Steve Jobs died this week, as did Al Davis. As a diehard Raiders fan, I should have been more affected by the latter's death than the former's; I've never bought an Apple product, for example, but I did watch every Raiders game for many years (and I watched today's exciting one). But reading obituaries and viewing retrospectives of their work has forced me to focus on a man with a passion for deeply meaningful work, rather than on one obsessed with what is in the long run a distraction.

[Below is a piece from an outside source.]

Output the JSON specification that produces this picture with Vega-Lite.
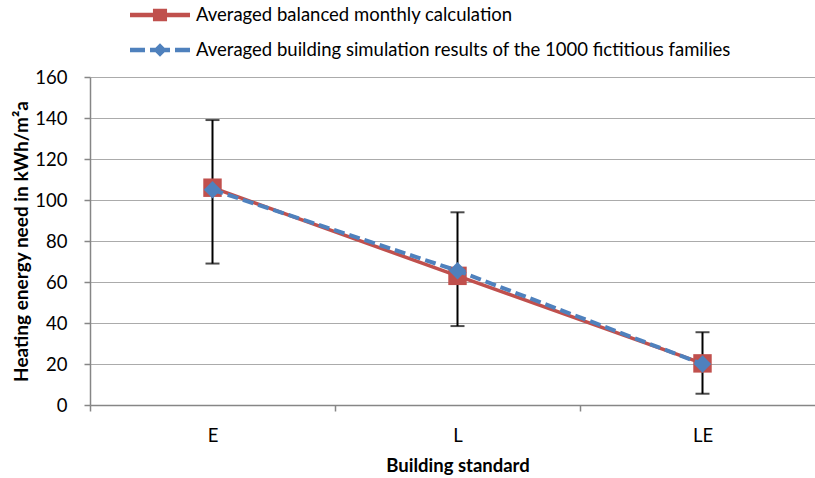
{
  "$schema": "https://vega.github.io/schema/vega-lite/v6.json",
  "width": 725,
  "height": 328,
  "autosize": {"type": "none"},
  "padding": {"left": 90, "top": 77, "right": 0, "bottom": 73},
  "background": "white",
  "config": {
    "view": {"stroke": null},
    "font": "Lato",
    "axis": {"labelColor": "black", "titleColor": "black", "labelFont": "Lato", "titleFont": "Lato"}
  },
  "datasets": {
    "series": [
      {"standard": "E", "series": "Averaged balanced monthly calculation", "value": 106},
      {"standard": "L", "series": "Averaged balanced monthly calculation", "value": 63},
      {"standard": "LE", "series": "Averaged balanced monthly calculation", "value": 20.3},
      {"standard": "E", "series": "Averaged building simulation results of the 1000 fictitious families", "value": 105},
      {"standard": "L", "series": "Averaged building simulation results of the 1000 fictitious families", "value": 65.5},
      {"standard": "LE", "series": "Averaged building simulation results of the 1000 fictitious families", "value": 20}
    ],
    "errors": [
      {"standard": "E", "low": 69, "high": 139},
      {"standard": "L", "low": 38.5, "high": 94},
      {"standard": "LE", "low": 5.5, "high": 35.5}
    ]
  },
  "encoding": {
    "x": {
      "field": "standard",
      "type": "nominal",
      "sort": ["E", "L", "LE"],
      "scale": {"range": [0, 735], "paddingInner": 0, "paddingOuter": 0},
      "axis": {
        "title": "Building standard",
        "titleFontWeight": "bold",
        "titleFontSize": 18.5,
        "titlePadding": 12,
        "labelAngle": 0,
        "labelFontSize": 18.5,
        "labelPadding": 15,
        "domainColor": "#868686",
        "domainWidth": 1.5,
        "tickColor": "#868686",
        "tickWidth": 1.5,
        "tickSize": 6,
        "tickBand": "extent",
        "grid": false
      }
    }
  },
  "layer": [
    {
      "data": {"name": "errors"},
      "mark": {"type": "rule", "color": "black", "strokeWidth": 2},
      "encoding": {
        "y": {
          "field": "low",
          "type": "quantitative",
          "scale": {"domain": [0, 160], "nice": false},
          "axis": {
            "title": "Heating energy need in kWh/m²a",
            "titleFontWeight": "bold",
            "titleFontSize": 19,
            "titlePadding": 3,
            "values": [0, 20, 40, 60, 80, 100, 120, 140, 160],
            "labelFontSize": 18.5,
            "labelPadding": 17,
            "domainColor": "#868686",
            "domainWidth": 1.5,
            "tickColor": "#868686",
            "tickWidth": 1.5,
            "tickSize": 6,
            "grid": true,
            "gridColor": "#ABABAB",
            "gridWidth": 1.2
          }
        },
        "y2": {"field": "high"}
      }
    },
    {
      "data": {"name": "errors"},
      "mark": {"type": "tick", "color": "black", "size": 14, "thickness": 2},
      "encoding": {"y": {"field": "high", "type": "quantitative"}}
    },
    {
      "data": {"name": "errors"},
      "mark": {"type": "tick", "color": "black", "size": 14, "thickness": 2},
      "encoding": {"y": {"field": "low", "type": "quantitative"}}
    },
    {
      "data": {"name": "series"},
      "transform": [{"filter": "datum.series === 'Averaged balanced monthly calculation'"}],
      "mark": {"type": "line", "strokeWidth": 3.5, "point": {"shape": "square", "size": 340, "filled": true, "opacity": 1}},
      "encoding": {
        "y": {"field": "value", "type": "quantitative"},
        "color": {
          "field": "series",
          "type": "nominal",
          "scale": {
            "domain": ["Averaged balanced monthly calculation", "Averaged building simulation results of the 1000 fictitious families"],
            "range": ["#C0504D", "#4F81BD"]
          },
          "legend": {
            "orient": "none",
            "legendX": 40,
            "legendY": -77,
            "direction": "vertical",
            "title": null,
            "symbolSize": 900,
            "labelFontSize": 18.5,
            "labelFont": "Lato",
            "labelColor": "black",
            "labelOffset": 36,
            "rowPadding": 10,
            "labelLimit": 700,
            "encode": {
              "symbols": {
                "update": {
                  "shape": {"signal": "datum.value === 'Averaged balanced monthly calculation' ? 'M-1,-0.15H3V0.15H-1Z M0.53,-0.42H1.47V0.42H0.53Z' : 'M-1,-0.15H0V0.15H-1Z M0.333,-0.15H0.8V0.15H0.333Z M1,-0.45L1.45,0L1,0.45L0.55,0Z M1.2,-0.15H1.667V0.15H1.2Z M2,-0.15H3V0.15H2Z'"},
                  "fill": {"scale": "color", "field": "value"},
                  "stroke": {"value": "transparent"},
                  "strokeWidth": {"value": 0},
                  "opacity": {"value": 1}
                }
              }
            }
          }
        }
      }
    },
    {
      "data": {"name": "series"},
      "transform": [{"filter": "datum.series !== 'Averaged balanced monthly calculation'"}],
      "mark": {"type": "line", "strokeWidth": 4, "strokeDash": [11, 5], "point": {"shape": "diamond", "size": 300, "filled": true, "opacity": 1}},
      "encoding": {
        "y": {"field": "value", "type": "quantitative"},
        "color": {"field": "series", "type": "nominal"}
      }
    }
  ]
}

Various aspects of the Steve Jobs story are intriguing; for example, I was one of many who reposted his Stanford commencement speech. But watching a Charlie Rose interview with three of his friends and competitors, I was struck by how his was a story of "Build it, and they will come" (from the great baseball film Field of Dreams). Jobs and Apple created demand for products people never realized they needed until they saw them and tried them.
Secretary of Education Arne Duncan (neither a football nor a baseball player, but a basketball one) will be visiting Southern California this week, and I will go to see him on Tuesday evening. I've been contemplating the question, "What advice would I give him, if I had the chance, based on my seven-year teaching career in Korea and my experience with converting Locke High School into a chartered school, about how to make American education really competitive for the 21st century?" And I think I may have found an answer in our ruminations on Steve Jobs: "Build it, and they will come."
What we need is a vision for what world-class schools for the 21st century would really look like, and then we need to build and test a replicable model school to see if it will really work in practice as we envision it; and if so, we need to replicate such truly competitive schools across this land of ours.